Written problem
Render the material again word for word, skipping the pictures in it.

______________________________

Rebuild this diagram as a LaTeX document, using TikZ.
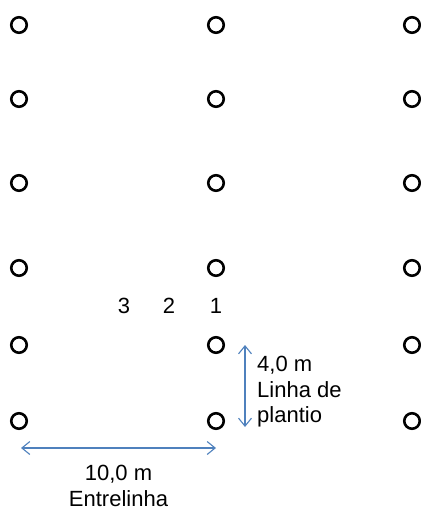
\documentclass[tikz,border=0pt]{standalone}
\usepackage{fontspec}
\setmainfont{Liberation Sans}
\usetikzlibrary{arrows.meta,positioning,calc}
\definecolor{cInk}{HTML}{000000}
\definecolor{cArrow}{HTML}{4F81BD}
\tikzset{
  plant/.style={circle, draw=cInk, line width=2.6pt, minimum size=15.5pt,
    inner sep=0pt},
  lbl/.style={font=\fontsize{22}{25.5}\selectfont, text=cInk, inner sep=0pt},
}
\begin{document}
\begin{tikzpicture}[
  x=1pt, y=-1pt,
  span/.style={{Straight Barb[length=8pt,width=13pt]}-{Straight Barb[length=8pt,width=13pt]},
    line width=1.1pt, cArrow},
]
\useasboundingbox (0,0) rectangle (420,510);
% plants: columns (planting lines) and rows
\foreach \c/\x in {1/19, 2/216, 3/412}
  \foreach \r/\y in {1/25, 2/99, 3/183, 4/268, 5/345, 6/421}
    \node[plant] (p-\c-\r) at (\x,\y) {};
% sampling positions
\node[lbl] (n1) at (216,306) {1};
\node[lbl] (n2) at (169,306) {2};
\node[lbl] (n3) at (124,306) {3};
% spacing between plants
\coordinate (vtop) at ($(p-2-5)+(29,0)$);
\coordinate (vbot) at ($(p-2-6)+(29,6)$);
\draw[span] (vtop) -- (vbot);
\node[lbl, align=left, anchor=west] (inrow) at (257,392) {4,0 m\\Linha de\\plantio};
% spacing between lines
\coordinate (hl) at ($(p-1-6)+(2,27)$);
\coordinate (hr) at ($(p-2-6)+(0,27)$);
\draw[span] (hl) -- (hr);
\node[lbl, align=center, below=17pt of $(hl)!0.5!(hr)$] (between) {10,0 m\\Entrelinha};
\end{tikzpicture}
\end{document}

______________________________

Answer
Rebuild this diagram as a LaTeX document, using TikZ.
\documentclass[tikz,border=0pt]{standalone}
\usepackage{fontspec}
\setmainfont{Liberation Sans}
\usetikzlibrary{arrows.meta,positioning,calc}
\definecolor{cInk}{HTML}{000000}
\definecolor{cArrow}{HTML}{4F81BD}
\tikzset{
  plant/.style={circle, draw=cInk, line width=2.6pt, minimum size=15.5pt,
    inner sep=0pt},
  lbl/.style={font=\fontsize{22}{25.5}\selectfont, text=cInk, inner sep=0pt},
}
\begin{document}
\begin{tikzpicture}[
  x=1pt, y=-1pt,
  span/.style={{Straight Barb[length=8pt,width=13pt]}-{Straight Barb[length=8pt,width=13pt]},
    line width=1.1pt, cArrow},
]
\useasboundingbox (0,0) rectangle (420,510);
% plants: columns (planting lines) and rows
\foreach \c/\x in {1/19, 2/216, 3/412}
  \foreach \r/\y in {1/25, 2/99, 3/183, 4/268, 5/345, 6/421}
    \node[plant] (p-\c-\r) at (\x,\y) {};
% sampling positions
\node[lbl] (n1) at (216,306) {1};
\node[lbl] (n2) at (169,306) {2};
\node[lbl] (n3) at (124,306) {3};
% spacing between plants
\coordinate (vtop) at ($(p-2-5)+(29,0)$);
\coordinate (vbot) at ($(p-2-6)+(29,6)$);
\draw[span] (vtop) -- (vbot);
\node[lbl, align=left, anchor=west] (inrow) at (257,392) {4,0 m\\Linha de\\plantio};
% spacing between lines
\coordinate (hl) at ($(p-1-6)+(2,27)$);
\coordinate (hr) at ($(p-2-6)+(0,27)$);
\draw[span] (hl) -- (hr);
\node[lbl, align=center, below=17pt of $(hl)!0.5!(hr)$] (between) {10,0 m\\Entrelinha};
\end{tikzpicture}
\end{document}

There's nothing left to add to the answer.